══ Stored data
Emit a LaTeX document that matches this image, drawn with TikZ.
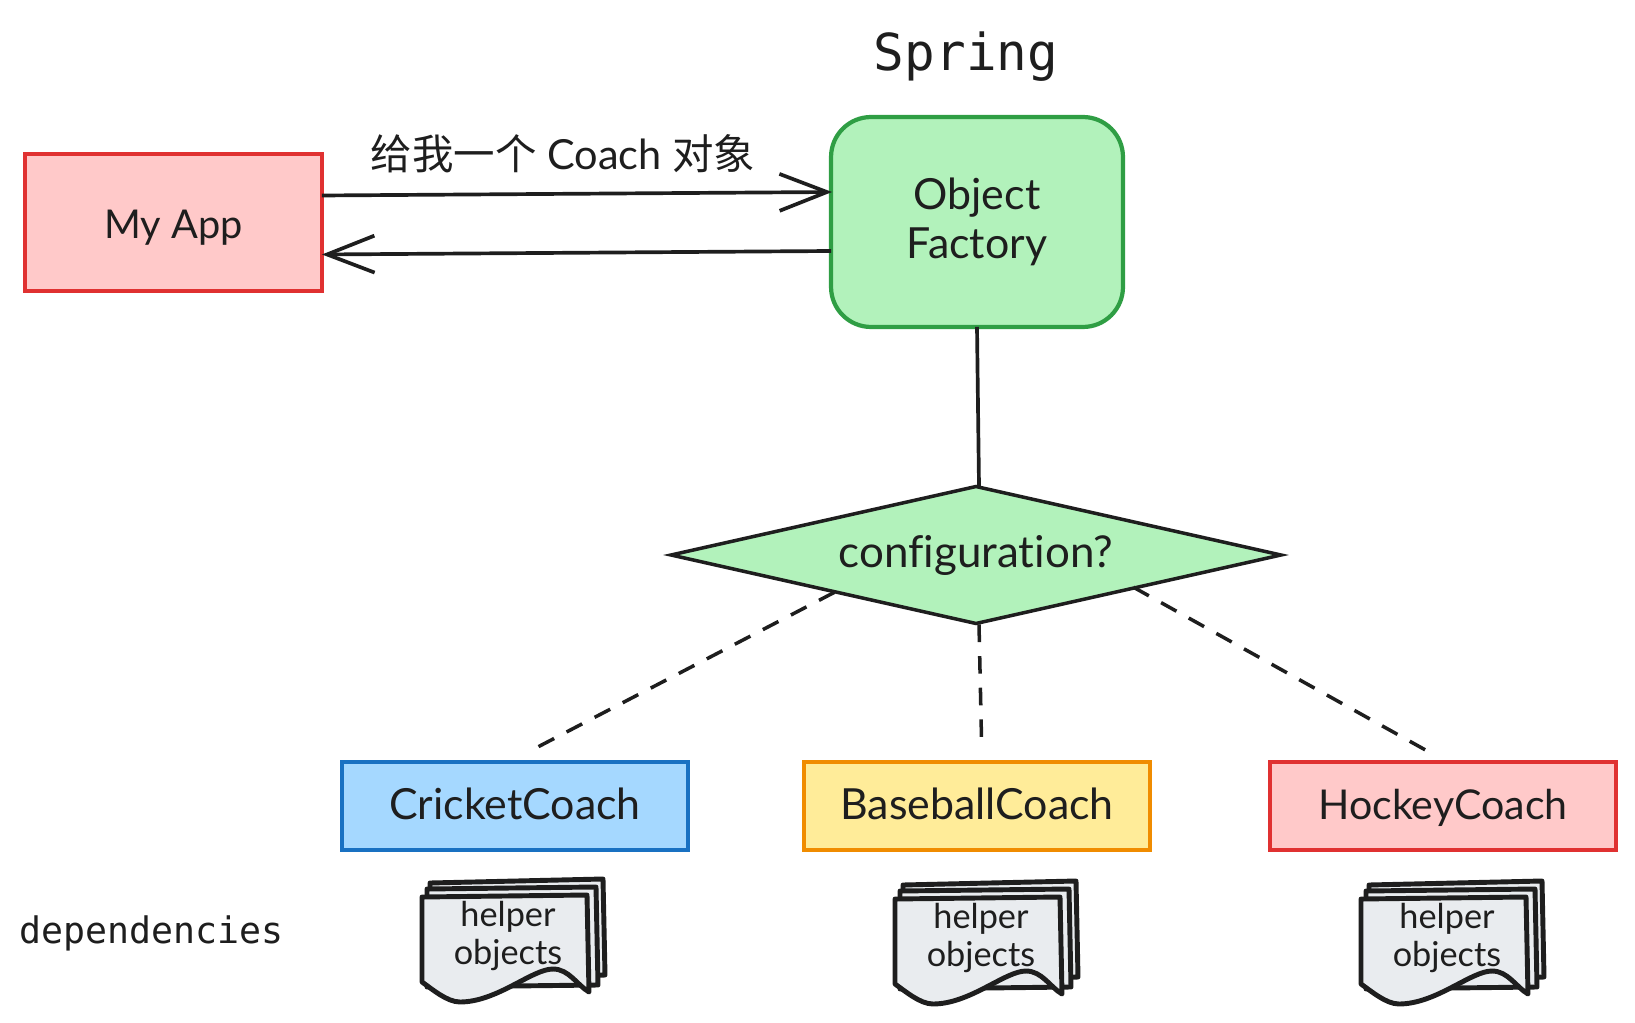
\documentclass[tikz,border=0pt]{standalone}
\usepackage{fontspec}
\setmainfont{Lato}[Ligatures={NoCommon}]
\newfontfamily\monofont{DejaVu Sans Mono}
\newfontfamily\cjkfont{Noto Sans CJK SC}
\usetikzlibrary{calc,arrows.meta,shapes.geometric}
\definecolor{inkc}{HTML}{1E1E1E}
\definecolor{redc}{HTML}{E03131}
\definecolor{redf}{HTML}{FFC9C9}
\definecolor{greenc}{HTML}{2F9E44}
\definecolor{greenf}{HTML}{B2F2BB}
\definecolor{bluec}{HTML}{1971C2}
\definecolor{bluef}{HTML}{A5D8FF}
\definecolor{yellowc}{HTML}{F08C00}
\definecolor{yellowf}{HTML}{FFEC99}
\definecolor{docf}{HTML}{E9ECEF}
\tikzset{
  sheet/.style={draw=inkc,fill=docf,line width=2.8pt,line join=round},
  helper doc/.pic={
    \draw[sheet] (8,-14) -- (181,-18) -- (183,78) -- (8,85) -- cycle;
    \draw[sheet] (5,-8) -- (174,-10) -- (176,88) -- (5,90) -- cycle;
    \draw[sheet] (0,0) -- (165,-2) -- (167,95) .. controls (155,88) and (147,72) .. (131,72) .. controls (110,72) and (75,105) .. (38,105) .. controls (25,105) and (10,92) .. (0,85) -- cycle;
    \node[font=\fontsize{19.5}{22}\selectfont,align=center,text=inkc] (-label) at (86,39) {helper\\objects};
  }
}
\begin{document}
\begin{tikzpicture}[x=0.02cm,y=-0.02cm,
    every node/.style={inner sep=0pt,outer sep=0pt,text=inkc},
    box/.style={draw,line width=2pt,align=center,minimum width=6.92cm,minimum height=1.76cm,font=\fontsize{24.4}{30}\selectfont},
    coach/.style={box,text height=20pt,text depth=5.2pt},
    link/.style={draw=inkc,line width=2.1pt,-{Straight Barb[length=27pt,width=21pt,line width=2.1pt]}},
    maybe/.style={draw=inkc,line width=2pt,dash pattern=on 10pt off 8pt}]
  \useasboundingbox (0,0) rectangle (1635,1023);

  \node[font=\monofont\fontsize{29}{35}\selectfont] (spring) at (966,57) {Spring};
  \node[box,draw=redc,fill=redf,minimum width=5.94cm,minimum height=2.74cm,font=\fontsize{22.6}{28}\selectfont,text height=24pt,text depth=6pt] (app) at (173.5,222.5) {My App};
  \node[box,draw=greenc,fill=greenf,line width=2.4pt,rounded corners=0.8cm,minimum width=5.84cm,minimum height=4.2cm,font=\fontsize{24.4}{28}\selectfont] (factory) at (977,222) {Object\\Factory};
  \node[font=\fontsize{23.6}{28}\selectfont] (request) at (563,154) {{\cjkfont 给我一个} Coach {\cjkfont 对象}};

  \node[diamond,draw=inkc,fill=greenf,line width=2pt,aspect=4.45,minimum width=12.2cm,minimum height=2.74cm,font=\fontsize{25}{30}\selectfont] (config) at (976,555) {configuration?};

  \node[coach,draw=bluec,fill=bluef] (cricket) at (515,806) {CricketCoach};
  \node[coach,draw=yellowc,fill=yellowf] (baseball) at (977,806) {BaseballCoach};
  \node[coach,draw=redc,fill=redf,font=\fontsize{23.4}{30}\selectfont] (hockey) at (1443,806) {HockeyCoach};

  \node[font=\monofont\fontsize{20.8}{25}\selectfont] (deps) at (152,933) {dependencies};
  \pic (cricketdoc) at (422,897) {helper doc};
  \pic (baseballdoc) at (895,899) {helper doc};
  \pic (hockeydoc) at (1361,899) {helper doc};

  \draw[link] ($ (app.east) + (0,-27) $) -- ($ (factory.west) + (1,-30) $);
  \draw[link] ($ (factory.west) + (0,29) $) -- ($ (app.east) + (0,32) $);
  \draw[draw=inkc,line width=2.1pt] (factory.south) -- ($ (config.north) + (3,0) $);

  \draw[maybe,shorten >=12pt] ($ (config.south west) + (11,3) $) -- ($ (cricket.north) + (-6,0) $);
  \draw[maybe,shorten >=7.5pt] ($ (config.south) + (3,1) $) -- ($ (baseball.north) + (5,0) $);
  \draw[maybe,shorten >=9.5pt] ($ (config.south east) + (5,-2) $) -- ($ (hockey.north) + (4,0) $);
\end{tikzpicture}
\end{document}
════
▶ Short exercise
Reproduce the material in its entirety and word for word, without the pictures.

▶ Completed task
Emit a LaTeX document that matches this image, drawn with TikZ.
\documentclass[tikz,border=0pt]{standalone}
\usepackage{fontspec}
\setmainfont{Lato}[Ligatures={NoCommon}]
\newfontfamily\monofont{DejaVu Sans Mono}
\newfontfamily\cjkfont{Noto Sans CJK SC}
\usetikzlibrary{calc,arrows.meta,shapes.geometric}
\definecolor{inkc}{HTML}{1E1E1E}
\definecolor{redc}{HTML}{E03131}
\definecolor{redf}{HTML}{FFC9C9}
\definecolor{greenc}{HTML}{2F9E44}
\definecolor{greenf}{HTML}{B2F2BB}
\definecolor{bluec}{HTML}{1971C2}
\definecolor{bluef}{HTML}{A5D8FF}
\definecolor{yellowc}{HTML}{F08C00}
\definecolor{yellowf}{HTML}{FFEC99}
\definecolor{docf}{HTML}{E9ECEF}
\tikzset{
  sheet/.style={draw=inkc,fill=docf,line width=2.8pt,line join=round},
  helper doc/.pic={
    \draw[sheet] (8,-14) -- (181,-18) -- (183,78) -- (8,85) -- cycle;
    \draw[sheet] (5,-8) -- (174,-10) -- (176,88) -- (5,90) -- cycle;
    \draw[sheet] (0,0) -- (165,-2) -- (167,95) .. controls (155,88) and (147,72) .. (131,72) .. controls (110,72) and (75,105) .. (38,105) .. controls (25,105) and (10,92) .. (0,85) -- cycle;
    \node[font=\fontsize{19.5}{22}\selectfont,align=center,text=inkc] (-label) at (86,39) {helper\\objects};
  }
}
\begin{document}
\begin{tikzpicture}[x=0.02cm,y=-0.02cm,
    every node/.style={inner sep=0pt,outer sep=0pt,text=inkc},
    box/.style={draw,line width=2pt,align=center,minimum width=6.92cm,minimum height=1.76cm,font=\fontsize{24.4}{30}\selectfont},
    coach/.style={box,text height=20pt,text depth=5.2pt},
    link/.style={draw=inkc,line width=2.1pt,-{Straight Barb[length=27pt,width=21pt,line width=2.1pt]}},
    maybe/.style={draw=inkc,line width=2pt,dash pattern=on 10pt off 8pt}]
  \useasboundingbox (0,0) rectangle (1635,1023);

  \node[font=\monofont\fontsize{29}{35}\selectfont] (spring) at (966,57) {Spring};
  \node[box,draw=redc,fill=redf,minimum width=5.94cm,minimum height=2.74cm,font=\fontsize{22.6}{28}\selectfont,text height=24pt,text depth=6pt] (app) at (173.5,222.5) {My App};
  \node[box,draw=greenc,fill=greenf,line width=2.4pt,rounded corners=0.8cm,minimum width=5.84cm,minimum height=4.2cm,font=\fontsize{24.4}{28}\selectfont] (factory) at (977,222) {Object\\Factory};
  \node[font=\fontsize{23.6}{28}\selectfont] (request) at (563,154) {{\cjkfont 给我一个} Coach {\cjkfont 对象}};

  \node[diamond,draw=inkc,fill=greenf,line width=2pt,aspect=4.45,minimum width=12.2cm,minimum height=2.74cm,font=\fontsize{25}{30}\selectfont] (config) at (976,555) {configuration?};

  \node[coach,draw=bluec,fill=bluef] (cricket) at (515,806) {CricketCoach};
  \node[coach,draw=yellowc,fill=yellowf] (baseball) at (977,806) {BaseballCoach};
  \node[coach,draw=redc,fill=redf,font=\fontsize{23.4}{30}\selectfont] (hockey) at (1443,806) {HockeyCoach};

  \node[font=\monofont\fontsize{20.8}{25}\selectfont] (deps) at (152,933) {dependencies};
  \pic (cricketdoc) at (422,897) {helper doc};
  \pic (baseballdoc) at (895,899) {helper doc};
  \pic (hockeydoc) at (1361,899) {helper doc};

  \draw[link] ($ (app.east) + (0,-27) $) -- ($ (factory.west) + (1,-30) $);
  \draw[link] ($ (factory.west) + (0,29) $) -- ($ (app.east) + (0,32) $);
  \draw[draw=inkc,line width=2.1pt] (factory.south) -- ($ (config.north) + (3,0) $);

  \draw[maybe,shorten >=12pt] ($ (config.south west) + (11,3) $) -- ($ (cricket.north) + (-6,0) $);
  \draw[maybe,shorten >=7.5pt] ($ (config.south) + (3,1) $) -- ($ (baseball.north) + (5,0) $);
  \draw[maybe,shorten >=9.5pt] ($ (config.south east) + (5,-2) $) -- ($ (hockey.north) + (4,0) $);
\end{tikzpicture}
\end{document}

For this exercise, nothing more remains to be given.